Post#13 » by CBB_Fan » Sun Jul 28, 2013 6:40 am

kdthunderup wrote:
CBB_Fan wrote:I'm glad you aren't our GM then, giving Harden the max would of been a dumb move and would of crippled the franchise, Harden to us is only a 16ppg scorer which can be replaced and not worth the max just for that. Ibaka was worth less then the max which gives us more flexibility and we keep a young elite defensive presence in the post. Harden for what he would give us is not worth the max, it would be a dumb move to have 3 max contracts tied up in just the backcourt.


First, Kevin Durant is not confined to the backcourt. He can play SF or PF, eliminating the "all the money is in the backcourt" concern.

Second, that isn't even a problem in today's NBA. The Heat have won two titles in a row with a backcourt dominant team, playing Chris Bosh at center and Lebron at PF. In the modern NBA, titles are won and lost by 3PT shooting and penetration, not big men.

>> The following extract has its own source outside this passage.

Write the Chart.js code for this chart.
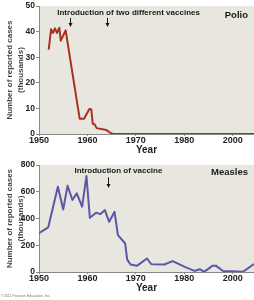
<!DOCTYPE html>
<html>
<head>
<meta charset="utf-8">
<script src="https://cdn.jsdelivr.net/npm/chart.js@4"></script>
<style>
  html, body { margin: 0; padding: 0; background: #fff; }
  body { width: 254px; height: 300px; position: relative; overflow: hidden; }
  .box { position: absolute; left: 0; width: 254px; }
  #polioBox { top: 0; height: 156px; }
  #measlesBox { top: 154px; height: 146px; }
  #credit { position: absolute; left: 1px; top: 294px; font: 3.6px "Liberation Sans", Arial, sans-serif; color: #777; white-space: nowrap; }
</style>
</head>
<body>
<div class="box" id="polioBox"><canvas id="polioChart"></canvas></div>
<div class="box" id="measlesBox"><canvas id="measlesChart"></canvas></div>
<div id="credit">©2011 Pearson Education, Inc.</div>
<script>
// Datos (x = posición en el eje de años)
var polioYears = [1952.0, 1952.5, 1952.9, 1953.3, 1953.7, 1954.2, 1954.5, 1955.5, 1958.4, 1959.3, 1960.4, 1960.8, 1961.1, 1961.5, 1961.9, 1963.9, 1964.6, 1965.2, 1994.4];
var polioCases = [33, 41, 39.5, 41.3, 39.5, 41.5, 36.5, 40.5, 6, 6, 9.8, 9.6, 4, 3.7, 2.3, 1.6, 0.6, 0, 0];

var measlesYears = [1950, 1951.9, 1953.9, 1955.0, 1955.9, 1956.9, 1957.8, 1958.9, 1959.8, 1960.5, 1961.8, 1962.7, 1963.6, 1964.5, 1965.6, 1966.3, 1967.8, 1968.2, 1968.9, 1970.2, 1972.3, 1973.2, 1975.9, 1977.6, 1980.1, 1982.1, 1983.2, 1984.1, 1985.8, 1986.6, 1988.0, 1990.1, 1992.1, 1994.4];
var measlesCases = [290, 333, 637, 468, 645, 538, 588, 488, 718, 405, 443, 433, 463, 375, 450, 276, 213, 94, 56, 46, 101, 58, 56, 81, 38, 8, 21, 1, 46, 46, 8, 6, 1, 60];

var xTickPositions = [1950, 1960, 1970, 1980, 1990];
var xTickLabels = ['1950', '1960', '1970', '1980', '2000'];
var polioVaccineYears = [1956.5, 1964.0];
var measlesVaccineYears = [1964.3];

var FONT = '"Liberation Sans", Arial, sans-serif';
Chart.defaults.font.family = FONT;
Chart.defaults.color = '#222';

// Fondo del área del gráfico + textos y flechas
function notesPlugin(note) {
    return {
        id: 'notes',
        beforeDraw: function(chart) {
            var a = chart.chartArea, ctx = chart.ctx;
            ctx.save();
            ctx.fillStyle = '#e8e6df';
            ctx.fillRect(a.left, a.top, a.right - a.left, a.bottom - a.top);
            ctx.restore();
        },
        afterDraw: function(chart) {
            var xs = chart.scales.x, ys = chart.scales.y, ctx = chart.ctx;
            ctx.save();
            ctx.fillStyle = '#1a1a1a';
            ctx.strokeStyle = '#1a1a1a';
            ctx.textAlign = 'center';
            ctx.textBaseline = 'middle';
            ctx.font = 'bold 8px ' + FONT;
            ctx.fillText(note.text, xs.getPixelForValue(note.textX), ys.getPixelForValue(note.textY));
            note.arrows.forEach(function(yr) {
                var px = Math.round(xs.getPixelForValue(yr)) + 0.5;
                var y1 = ys.getPixelForValue(note.arrowFrom), y2 = ys.getPixelForValue(note.arrowTo);
                ctx.lineWidth = 1;
                ctx.beginPath();
                ctx.moveTo(px, y1);
                ctx.lineTo(px, y2 - 3);
                ctx.stroke();
                ctx.beginPath();
                ctx.moveTo(px - 2, y2 - 4);
                ctx.lineTo(px + 2, y2 - 4);
                ctx.lineTo(px, y2);
                ctx.closePath();
                ctx.fill();
            });
            ctx.font = 'bold 9.5px ' + FONT;
            ctx.textAlign = 'right';
            ctx.fillText(note.name, chart.chartArea.right - 6, ys.getPixelForValue(note.nameY));
            ctx.restore();
        }
    };
}

function makeChart(id, years, cases, color, yMax, yStep, xHeight, titlePad, padTop, note) {
    return new Chart(document.getElementById(id), {
        type: 'line',
        data: {
            datasets: [{
                data: years.map(function(y, i) { return { x: y, y: cases[i] }; }),
                borderColor: color,
                borderWidth: 2,
                pointRadius: 0,
                tension: 0,
                borderJoinStyle: 'round'
            }]
        },
        options: {
            responsive: true,
            maintainAspectRatio: false,
            animation: false,
            devicePixelRatio: 1,
            layout: { padding: { top: padTop, left: 0, right: 0, bottom: 0 } },
            plugins: { legend: { display: false }, tooltip: { enabled: false } },
            scales: {
                x: {
                    type: 'linear',
                    min: 1950,
                    max: 1994.4,
                    afterFit: function(s) { s.height = xHeight; },
                    afterBuildTicks: function(s) {
                        s.ticks = xTickPositions.map(function(v) { return { value: v }; });
                    },
                    ticks: {
                        autoSkip: false,
                        maxRotation: 0,
                        padding: 0,
                        font: { size: 9, weight: 'bold', lineHeight: 1 },
                        callback: function(v) { return xTickLabels[xTickPositions.indexOf(v)]; }
                    },
                    grid: { drawOnChartArea: false, tickLength: 2, color: '#888' },
                    border: { color: '#888' },
                    title: { display: true, text: 'Year', font: { size: 10, weight: 'bold' }, padding: { top: 0, bottom: titlePad } }
                },
                y: {
                    min: 0,
                    max: yMax,
                    afterFit: function(s) { s.width = 39; },
                    ticks: { stepSize: yStep, padding: 1, font: { size: 8.5, weight: 'bold' } },
                    grid: { drawOnChartArea: false, tickLength: 3, color: '#888' },
                    border: { color: '#888' },
                    title: {
                        display: true,
                        text: ['Number of reported cases', '(thousands)'],
                        color: '#444',
                        font: { size: 8, weight: 'bold', lineHeight: 1.3 },
                        padding: { top: 5, bottom: 0 }
                    }
                }
            }
        },
        plugins: [notesPlugin(note)]
    });
}

var polioChart = makeChart('polioChart', polioYears, polioCases, '#a8321e', 50, 10, 22, 0, 5, {
    text: 'Introduction of two different vaccines', textX: 1968.5, textY: 47.4,
    arrows: polioVaccineYears, arrowFrom: 45.4, arrowTo: 41.8,
    name: 'Polio', nameY: 46.5
});

var measlesChart = makeChart('measlesChart', measlesYears, measlesCases, '#5b58a8', 800, 200, 28, 6, 11, {
    text: 'Introduction of vaccine', textX: 1966.4, textY: 757,
    arrows: measlesVaccineYears, arrowFrom: 708, arrowTo: 628,
    name: 'Measles', nameY: 742
});
</script>
</body>
</html>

Third, if Harden is "only" a 16ppg scorer for the Thunder, fire Brooks immediately. That is a waste of talent that comes from improper coaching, and making any moves because your coach is unable to exploit a max contract level player is beyond silly. Furthermore, Ibaka doesn't get the max because he doesn't deserve it. He can block shots, but statistically his defense does not have the impact his shot-blocking skills would suggest (19th in DRtg for Fs and Cs with more than 20 MPG).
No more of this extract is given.